# INFORMATION SUPPLIED:

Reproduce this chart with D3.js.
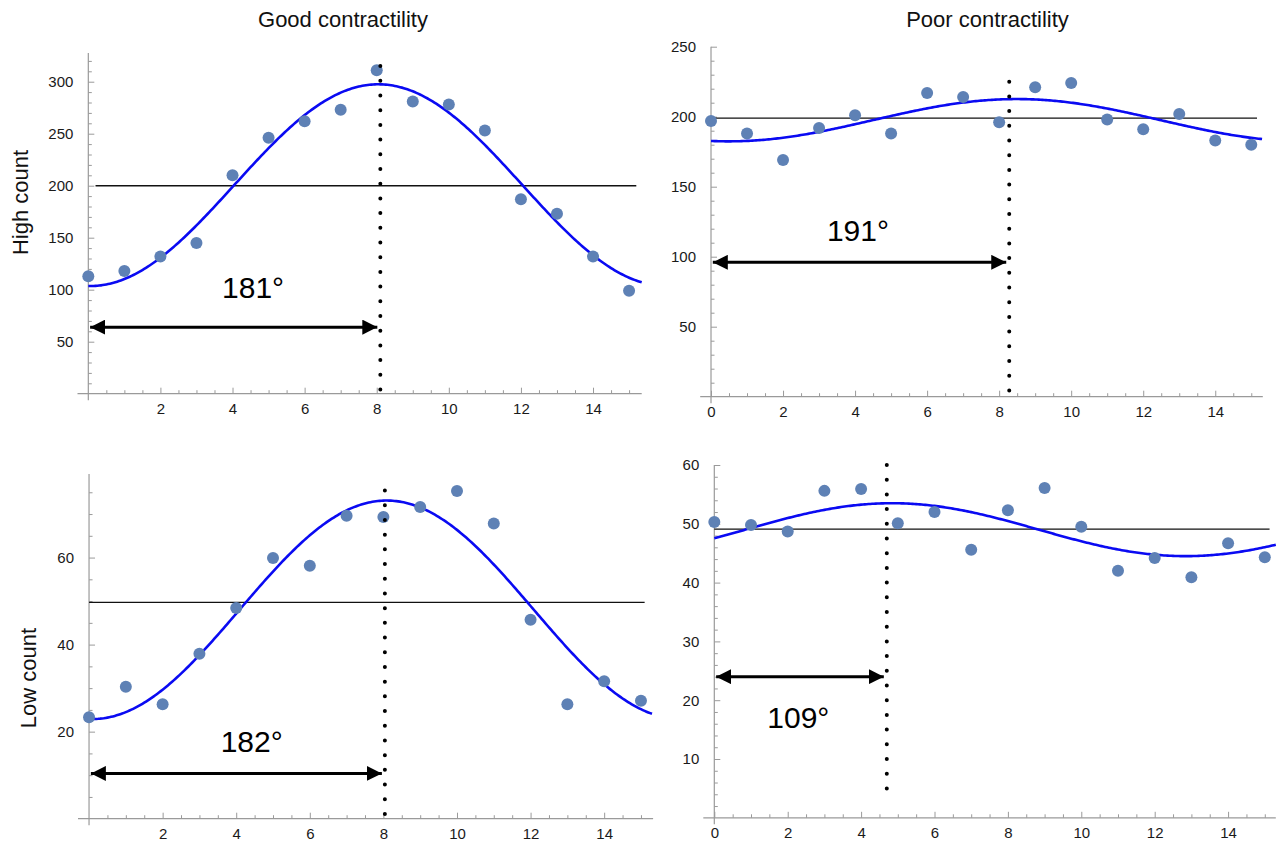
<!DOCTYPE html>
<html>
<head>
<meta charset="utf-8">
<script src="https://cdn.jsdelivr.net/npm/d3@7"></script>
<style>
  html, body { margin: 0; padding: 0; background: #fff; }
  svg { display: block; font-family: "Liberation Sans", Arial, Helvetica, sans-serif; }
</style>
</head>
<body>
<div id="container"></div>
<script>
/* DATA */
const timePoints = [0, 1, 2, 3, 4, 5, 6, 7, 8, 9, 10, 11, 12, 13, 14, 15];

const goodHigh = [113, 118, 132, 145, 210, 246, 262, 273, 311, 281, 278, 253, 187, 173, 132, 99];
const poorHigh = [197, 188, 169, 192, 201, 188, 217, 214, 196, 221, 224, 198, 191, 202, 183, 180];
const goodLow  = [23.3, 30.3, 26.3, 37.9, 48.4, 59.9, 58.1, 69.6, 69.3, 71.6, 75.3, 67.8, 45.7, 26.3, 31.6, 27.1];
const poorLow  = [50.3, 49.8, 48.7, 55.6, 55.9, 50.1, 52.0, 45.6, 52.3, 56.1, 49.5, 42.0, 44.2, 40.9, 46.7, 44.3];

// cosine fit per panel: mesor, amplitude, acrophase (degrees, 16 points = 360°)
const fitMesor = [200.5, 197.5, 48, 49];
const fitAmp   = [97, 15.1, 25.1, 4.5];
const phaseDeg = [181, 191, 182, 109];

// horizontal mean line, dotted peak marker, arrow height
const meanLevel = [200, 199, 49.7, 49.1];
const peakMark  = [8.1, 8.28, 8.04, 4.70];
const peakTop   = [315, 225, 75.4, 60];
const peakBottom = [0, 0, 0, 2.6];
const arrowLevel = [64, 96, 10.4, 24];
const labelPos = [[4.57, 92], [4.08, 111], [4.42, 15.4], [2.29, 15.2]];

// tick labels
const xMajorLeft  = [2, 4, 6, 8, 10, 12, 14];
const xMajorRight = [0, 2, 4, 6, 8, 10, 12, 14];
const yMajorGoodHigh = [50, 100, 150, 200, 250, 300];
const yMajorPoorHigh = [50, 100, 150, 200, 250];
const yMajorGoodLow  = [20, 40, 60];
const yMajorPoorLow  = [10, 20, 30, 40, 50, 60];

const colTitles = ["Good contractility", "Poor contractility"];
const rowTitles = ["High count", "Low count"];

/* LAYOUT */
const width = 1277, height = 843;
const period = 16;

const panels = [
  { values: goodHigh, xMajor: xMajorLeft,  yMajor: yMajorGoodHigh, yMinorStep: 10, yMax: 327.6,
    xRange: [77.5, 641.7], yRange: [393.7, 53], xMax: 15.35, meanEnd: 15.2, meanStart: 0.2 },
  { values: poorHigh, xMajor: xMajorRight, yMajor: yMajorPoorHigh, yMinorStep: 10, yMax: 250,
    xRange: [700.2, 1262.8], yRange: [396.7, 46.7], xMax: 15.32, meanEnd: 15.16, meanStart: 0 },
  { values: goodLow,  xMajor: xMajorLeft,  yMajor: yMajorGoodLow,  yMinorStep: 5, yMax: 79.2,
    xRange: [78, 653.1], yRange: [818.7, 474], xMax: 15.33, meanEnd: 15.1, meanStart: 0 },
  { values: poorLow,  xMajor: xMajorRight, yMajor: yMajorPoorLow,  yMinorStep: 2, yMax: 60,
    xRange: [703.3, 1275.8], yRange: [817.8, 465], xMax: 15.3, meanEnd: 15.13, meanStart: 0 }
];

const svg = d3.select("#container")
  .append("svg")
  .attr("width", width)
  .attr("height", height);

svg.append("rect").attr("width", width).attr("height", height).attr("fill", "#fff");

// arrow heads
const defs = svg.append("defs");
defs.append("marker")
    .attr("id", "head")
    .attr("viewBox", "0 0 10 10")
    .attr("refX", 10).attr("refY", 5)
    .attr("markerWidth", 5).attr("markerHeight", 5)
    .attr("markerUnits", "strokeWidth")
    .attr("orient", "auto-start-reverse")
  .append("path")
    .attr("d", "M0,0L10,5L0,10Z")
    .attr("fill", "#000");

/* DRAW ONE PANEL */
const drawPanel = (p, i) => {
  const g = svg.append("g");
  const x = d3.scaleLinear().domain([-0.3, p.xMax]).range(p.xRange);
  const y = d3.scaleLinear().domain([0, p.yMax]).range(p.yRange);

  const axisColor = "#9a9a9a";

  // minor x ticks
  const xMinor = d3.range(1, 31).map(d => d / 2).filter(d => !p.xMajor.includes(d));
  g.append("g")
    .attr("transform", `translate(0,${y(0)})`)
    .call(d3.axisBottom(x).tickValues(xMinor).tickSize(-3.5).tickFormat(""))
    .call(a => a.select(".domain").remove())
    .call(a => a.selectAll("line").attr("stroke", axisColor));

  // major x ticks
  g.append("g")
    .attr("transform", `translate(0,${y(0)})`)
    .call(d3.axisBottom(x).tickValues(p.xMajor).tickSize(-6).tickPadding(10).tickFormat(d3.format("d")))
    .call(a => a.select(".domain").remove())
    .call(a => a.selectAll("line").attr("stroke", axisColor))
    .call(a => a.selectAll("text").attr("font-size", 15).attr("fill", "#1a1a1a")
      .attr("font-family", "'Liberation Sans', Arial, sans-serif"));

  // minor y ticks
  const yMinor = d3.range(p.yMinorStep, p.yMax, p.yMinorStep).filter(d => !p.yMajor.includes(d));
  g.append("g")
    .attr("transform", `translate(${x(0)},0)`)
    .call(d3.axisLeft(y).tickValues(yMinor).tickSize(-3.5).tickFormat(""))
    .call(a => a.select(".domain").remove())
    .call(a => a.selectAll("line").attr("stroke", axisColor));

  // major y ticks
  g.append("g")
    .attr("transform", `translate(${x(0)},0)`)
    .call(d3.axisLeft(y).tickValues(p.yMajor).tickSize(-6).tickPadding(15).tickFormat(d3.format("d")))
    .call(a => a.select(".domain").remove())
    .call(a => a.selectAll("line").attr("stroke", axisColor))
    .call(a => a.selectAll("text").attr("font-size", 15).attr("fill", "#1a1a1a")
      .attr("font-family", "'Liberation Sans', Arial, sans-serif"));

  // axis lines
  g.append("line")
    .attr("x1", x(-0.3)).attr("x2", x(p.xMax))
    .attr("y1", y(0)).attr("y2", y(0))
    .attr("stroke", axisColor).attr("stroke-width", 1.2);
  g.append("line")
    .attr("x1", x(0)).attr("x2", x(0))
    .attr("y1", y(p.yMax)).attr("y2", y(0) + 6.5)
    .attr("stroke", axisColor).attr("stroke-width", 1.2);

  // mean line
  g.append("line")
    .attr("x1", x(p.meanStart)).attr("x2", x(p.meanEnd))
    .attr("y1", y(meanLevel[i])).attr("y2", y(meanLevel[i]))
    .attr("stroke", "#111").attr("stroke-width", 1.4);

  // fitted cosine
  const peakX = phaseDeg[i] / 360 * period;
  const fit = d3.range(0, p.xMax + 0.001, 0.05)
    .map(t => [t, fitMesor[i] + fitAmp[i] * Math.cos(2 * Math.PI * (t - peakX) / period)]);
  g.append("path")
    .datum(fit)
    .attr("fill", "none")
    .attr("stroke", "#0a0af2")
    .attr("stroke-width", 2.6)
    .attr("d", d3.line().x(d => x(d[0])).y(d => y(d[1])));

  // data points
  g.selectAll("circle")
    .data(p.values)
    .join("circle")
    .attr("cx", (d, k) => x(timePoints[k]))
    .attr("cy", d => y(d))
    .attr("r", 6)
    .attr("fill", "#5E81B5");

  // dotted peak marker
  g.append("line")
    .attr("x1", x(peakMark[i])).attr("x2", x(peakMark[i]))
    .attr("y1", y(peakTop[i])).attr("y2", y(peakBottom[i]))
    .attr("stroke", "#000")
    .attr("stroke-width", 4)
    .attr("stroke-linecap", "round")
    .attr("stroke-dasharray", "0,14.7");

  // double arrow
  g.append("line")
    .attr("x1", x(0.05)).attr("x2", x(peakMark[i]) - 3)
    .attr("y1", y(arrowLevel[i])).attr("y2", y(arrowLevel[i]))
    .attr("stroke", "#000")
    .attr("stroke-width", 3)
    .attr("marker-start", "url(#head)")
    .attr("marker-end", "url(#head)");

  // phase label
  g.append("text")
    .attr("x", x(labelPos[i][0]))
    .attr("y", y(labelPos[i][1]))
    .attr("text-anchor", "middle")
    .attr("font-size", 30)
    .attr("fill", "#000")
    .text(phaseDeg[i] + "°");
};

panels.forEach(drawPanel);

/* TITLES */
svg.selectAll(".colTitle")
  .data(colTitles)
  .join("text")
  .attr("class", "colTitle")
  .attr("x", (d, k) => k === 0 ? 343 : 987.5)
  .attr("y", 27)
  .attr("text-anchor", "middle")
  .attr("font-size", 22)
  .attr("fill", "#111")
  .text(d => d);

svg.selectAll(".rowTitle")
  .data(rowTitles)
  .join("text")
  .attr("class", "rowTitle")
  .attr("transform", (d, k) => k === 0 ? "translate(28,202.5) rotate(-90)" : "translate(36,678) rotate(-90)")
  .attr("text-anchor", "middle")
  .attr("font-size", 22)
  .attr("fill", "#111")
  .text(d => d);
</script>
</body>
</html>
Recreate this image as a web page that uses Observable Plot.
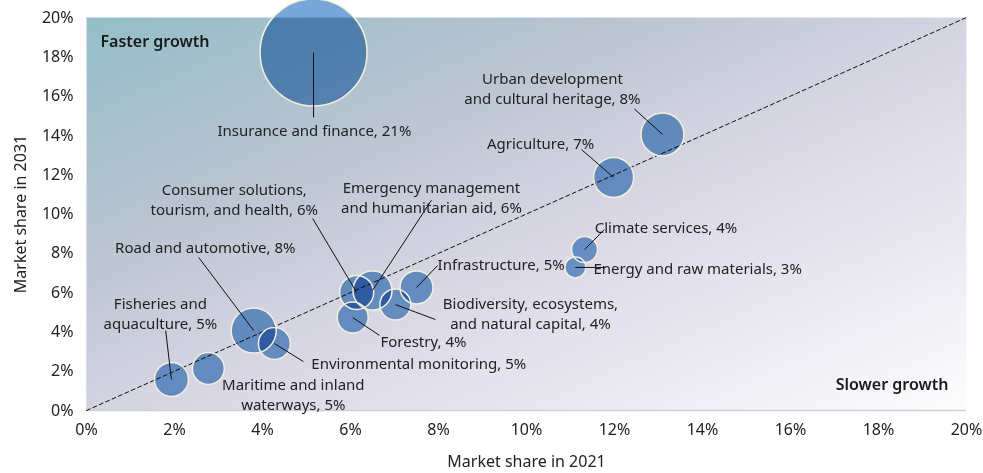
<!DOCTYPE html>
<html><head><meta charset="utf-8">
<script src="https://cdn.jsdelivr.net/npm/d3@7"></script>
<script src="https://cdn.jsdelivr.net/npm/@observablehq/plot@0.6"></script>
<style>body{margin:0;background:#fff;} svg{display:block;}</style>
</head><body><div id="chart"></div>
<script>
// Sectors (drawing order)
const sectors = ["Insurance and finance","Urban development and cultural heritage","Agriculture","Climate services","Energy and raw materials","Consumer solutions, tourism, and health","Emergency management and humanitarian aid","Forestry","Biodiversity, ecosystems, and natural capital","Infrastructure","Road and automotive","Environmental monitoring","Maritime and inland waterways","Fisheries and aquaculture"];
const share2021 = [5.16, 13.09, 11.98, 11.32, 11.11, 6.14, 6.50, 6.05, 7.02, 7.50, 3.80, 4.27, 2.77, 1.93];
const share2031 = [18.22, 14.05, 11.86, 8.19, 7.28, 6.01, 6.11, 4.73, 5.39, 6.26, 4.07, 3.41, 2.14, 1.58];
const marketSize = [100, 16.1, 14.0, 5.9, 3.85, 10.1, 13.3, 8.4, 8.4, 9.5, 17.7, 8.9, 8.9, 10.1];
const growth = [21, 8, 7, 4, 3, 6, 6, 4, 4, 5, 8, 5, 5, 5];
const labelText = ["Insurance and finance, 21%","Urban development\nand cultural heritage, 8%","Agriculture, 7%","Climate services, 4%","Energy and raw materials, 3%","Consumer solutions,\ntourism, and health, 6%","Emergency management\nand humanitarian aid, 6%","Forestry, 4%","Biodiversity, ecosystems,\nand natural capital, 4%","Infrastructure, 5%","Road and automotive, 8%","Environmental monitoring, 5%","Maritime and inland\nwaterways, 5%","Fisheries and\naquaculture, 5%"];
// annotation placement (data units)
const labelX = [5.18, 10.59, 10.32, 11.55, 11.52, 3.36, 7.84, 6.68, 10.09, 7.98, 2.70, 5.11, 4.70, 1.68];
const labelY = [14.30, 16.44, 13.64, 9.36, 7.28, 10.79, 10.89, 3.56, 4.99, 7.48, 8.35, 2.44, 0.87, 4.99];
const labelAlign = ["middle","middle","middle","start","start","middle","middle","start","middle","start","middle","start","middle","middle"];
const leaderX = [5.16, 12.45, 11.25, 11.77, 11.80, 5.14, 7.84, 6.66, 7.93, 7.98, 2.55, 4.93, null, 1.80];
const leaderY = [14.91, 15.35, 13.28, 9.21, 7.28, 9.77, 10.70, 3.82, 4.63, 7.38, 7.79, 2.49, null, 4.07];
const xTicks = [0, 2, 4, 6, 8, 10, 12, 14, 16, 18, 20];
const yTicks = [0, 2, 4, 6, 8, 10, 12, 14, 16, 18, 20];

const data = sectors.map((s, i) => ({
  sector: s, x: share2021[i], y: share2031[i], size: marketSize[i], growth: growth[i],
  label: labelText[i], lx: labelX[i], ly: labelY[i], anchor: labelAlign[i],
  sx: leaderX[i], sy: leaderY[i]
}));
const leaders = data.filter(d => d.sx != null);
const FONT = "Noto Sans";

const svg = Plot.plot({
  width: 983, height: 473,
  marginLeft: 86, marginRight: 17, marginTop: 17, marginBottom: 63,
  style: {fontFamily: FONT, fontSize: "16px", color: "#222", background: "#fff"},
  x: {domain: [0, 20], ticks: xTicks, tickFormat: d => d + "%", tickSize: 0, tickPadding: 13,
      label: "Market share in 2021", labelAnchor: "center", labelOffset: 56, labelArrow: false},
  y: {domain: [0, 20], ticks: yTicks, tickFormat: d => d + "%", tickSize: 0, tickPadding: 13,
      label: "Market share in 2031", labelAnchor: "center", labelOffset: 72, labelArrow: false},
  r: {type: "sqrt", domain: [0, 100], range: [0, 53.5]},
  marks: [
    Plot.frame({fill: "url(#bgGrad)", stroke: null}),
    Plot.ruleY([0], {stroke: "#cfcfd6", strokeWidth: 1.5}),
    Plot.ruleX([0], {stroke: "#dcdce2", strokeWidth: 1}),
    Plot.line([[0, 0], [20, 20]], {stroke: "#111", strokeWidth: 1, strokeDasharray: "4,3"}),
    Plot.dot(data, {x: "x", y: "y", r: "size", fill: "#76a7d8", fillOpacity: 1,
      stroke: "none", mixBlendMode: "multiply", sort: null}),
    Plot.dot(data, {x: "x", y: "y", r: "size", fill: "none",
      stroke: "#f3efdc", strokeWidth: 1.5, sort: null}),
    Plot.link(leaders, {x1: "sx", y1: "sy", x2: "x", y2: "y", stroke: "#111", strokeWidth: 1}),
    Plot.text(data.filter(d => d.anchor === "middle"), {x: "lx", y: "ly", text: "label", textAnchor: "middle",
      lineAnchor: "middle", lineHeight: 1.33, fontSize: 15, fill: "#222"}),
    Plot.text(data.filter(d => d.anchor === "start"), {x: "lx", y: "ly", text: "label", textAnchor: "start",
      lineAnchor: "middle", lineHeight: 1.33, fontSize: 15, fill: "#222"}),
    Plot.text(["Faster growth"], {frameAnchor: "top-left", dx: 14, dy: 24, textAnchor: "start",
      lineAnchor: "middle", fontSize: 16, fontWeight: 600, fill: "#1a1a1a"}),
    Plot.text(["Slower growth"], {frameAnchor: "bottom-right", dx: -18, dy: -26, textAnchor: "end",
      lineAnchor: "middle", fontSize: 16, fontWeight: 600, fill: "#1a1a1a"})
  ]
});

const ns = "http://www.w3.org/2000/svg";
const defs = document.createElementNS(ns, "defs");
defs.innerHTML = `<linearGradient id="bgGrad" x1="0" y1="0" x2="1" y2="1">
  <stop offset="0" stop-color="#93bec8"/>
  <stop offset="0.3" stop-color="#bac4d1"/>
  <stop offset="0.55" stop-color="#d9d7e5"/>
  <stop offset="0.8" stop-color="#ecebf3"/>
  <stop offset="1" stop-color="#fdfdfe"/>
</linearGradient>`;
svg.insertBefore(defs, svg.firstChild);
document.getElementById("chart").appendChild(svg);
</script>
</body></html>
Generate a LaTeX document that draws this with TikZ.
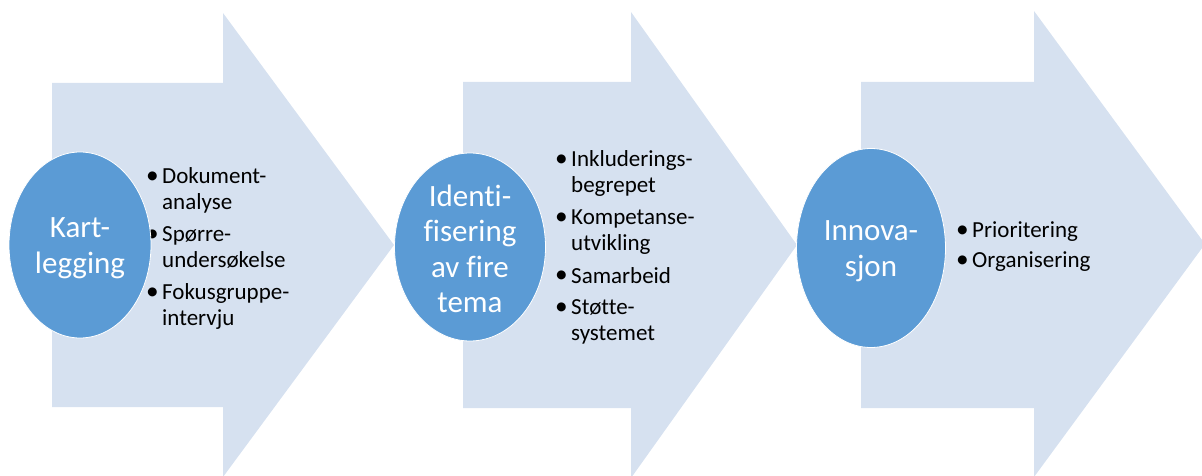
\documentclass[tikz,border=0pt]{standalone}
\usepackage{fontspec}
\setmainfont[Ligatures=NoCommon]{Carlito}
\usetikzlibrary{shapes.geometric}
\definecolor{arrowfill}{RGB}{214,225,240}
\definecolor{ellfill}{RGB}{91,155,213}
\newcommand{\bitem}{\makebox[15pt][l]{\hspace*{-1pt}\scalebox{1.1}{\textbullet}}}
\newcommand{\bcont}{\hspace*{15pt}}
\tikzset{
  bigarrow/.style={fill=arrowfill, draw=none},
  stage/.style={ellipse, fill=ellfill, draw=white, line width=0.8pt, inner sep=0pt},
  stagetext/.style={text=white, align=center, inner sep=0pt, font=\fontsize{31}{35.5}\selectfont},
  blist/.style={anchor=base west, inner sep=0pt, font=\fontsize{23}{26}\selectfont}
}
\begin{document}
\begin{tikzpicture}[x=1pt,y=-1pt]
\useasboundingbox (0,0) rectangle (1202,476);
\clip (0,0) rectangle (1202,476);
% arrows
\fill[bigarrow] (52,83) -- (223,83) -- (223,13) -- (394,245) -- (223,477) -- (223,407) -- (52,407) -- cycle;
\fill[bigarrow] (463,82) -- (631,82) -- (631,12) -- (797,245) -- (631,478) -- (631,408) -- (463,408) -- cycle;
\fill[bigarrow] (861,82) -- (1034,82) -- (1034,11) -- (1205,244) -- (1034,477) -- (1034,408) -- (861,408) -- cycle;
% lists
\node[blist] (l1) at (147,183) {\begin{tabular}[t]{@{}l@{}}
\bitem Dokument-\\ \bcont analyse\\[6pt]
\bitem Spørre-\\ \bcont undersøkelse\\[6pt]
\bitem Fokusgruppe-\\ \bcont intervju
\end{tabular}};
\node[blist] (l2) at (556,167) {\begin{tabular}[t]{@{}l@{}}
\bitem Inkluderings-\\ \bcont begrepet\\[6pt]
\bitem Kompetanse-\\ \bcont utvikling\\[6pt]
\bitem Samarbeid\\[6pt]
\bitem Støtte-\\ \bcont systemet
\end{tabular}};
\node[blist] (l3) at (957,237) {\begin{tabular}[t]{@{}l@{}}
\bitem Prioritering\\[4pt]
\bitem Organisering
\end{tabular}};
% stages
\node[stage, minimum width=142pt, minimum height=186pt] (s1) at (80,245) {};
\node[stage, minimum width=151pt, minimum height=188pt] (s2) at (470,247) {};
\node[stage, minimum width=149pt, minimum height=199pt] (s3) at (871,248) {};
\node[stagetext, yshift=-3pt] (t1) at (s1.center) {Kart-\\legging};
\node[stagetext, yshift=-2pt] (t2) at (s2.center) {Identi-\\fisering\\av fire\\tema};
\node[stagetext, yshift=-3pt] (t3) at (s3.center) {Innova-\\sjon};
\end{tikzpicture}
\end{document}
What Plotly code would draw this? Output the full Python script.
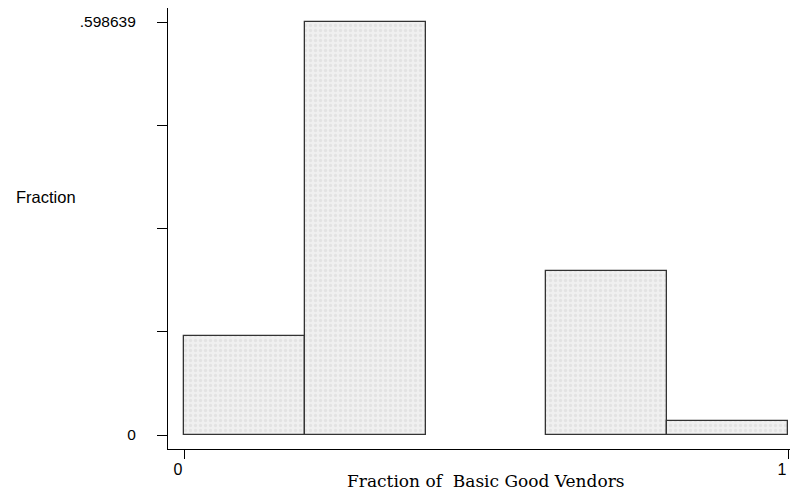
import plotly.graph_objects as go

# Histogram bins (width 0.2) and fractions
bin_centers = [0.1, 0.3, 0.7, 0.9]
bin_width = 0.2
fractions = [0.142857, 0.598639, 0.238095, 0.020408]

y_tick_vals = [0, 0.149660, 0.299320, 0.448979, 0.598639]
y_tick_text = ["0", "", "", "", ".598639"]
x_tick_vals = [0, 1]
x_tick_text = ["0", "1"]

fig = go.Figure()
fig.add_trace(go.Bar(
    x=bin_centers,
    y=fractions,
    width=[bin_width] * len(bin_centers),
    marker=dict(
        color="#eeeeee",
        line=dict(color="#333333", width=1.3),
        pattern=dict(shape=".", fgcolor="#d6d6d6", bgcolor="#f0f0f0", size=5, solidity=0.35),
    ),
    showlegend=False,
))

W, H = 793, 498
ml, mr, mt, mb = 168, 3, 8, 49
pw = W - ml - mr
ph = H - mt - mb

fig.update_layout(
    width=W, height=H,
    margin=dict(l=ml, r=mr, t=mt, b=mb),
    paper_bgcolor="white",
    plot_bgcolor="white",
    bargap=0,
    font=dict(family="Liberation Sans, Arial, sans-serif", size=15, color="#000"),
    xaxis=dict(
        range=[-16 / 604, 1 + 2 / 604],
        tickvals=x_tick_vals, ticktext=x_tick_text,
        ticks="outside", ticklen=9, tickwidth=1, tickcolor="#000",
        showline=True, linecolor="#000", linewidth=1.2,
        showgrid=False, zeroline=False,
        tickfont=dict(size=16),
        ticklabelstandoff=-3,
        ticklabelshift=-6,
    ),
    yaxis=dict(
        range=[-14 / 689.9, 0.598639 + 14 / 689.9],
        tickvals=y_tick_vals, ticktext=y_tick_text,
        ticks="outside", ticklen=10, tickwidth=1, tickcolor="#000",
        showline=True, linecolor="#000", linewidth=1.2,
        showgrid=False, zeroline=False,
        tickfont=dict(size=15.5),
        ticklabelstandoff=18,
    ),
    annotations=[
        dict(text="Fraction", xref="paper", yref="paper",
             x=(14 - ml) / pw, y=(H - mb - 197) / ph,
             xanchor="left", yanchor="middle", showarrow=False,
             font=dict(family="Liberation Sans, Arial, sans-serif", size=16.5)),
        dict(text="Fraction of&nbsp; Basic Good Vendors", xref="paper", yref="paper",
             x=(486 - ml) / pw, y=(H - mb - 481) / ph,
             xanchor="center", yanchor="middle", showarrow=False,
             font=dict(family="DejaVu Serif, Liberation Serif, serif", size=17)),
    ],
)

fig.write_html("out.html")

# TASK GOAL:
Could the lines from the top of the material through the line with "13, 14, 15];" be repeated exactly, pictures left out?

# TASK SOLUTION:
Reproduce this chart with D3.js.
<!DOCTYPE html>
<html>
<head>
<meta charset="utf-8">
<script src="https://cdn.jsdelivr.net/npm/d3@7"></script>
<style>
  html, body { margin: 0; padding: 0; background: #fff; }
  svg { display: block; font-family: "Liberation Sans", Arial, Helvetica, sans-serif; }
</style>
</head>
<body>
<div id="container"></div>
<script>
/* DATA */
const timePoints = [0, 1, 2, 3, 4, 5, 6, 7, 8, 9, 10, 11, 12, 13, 14, 15];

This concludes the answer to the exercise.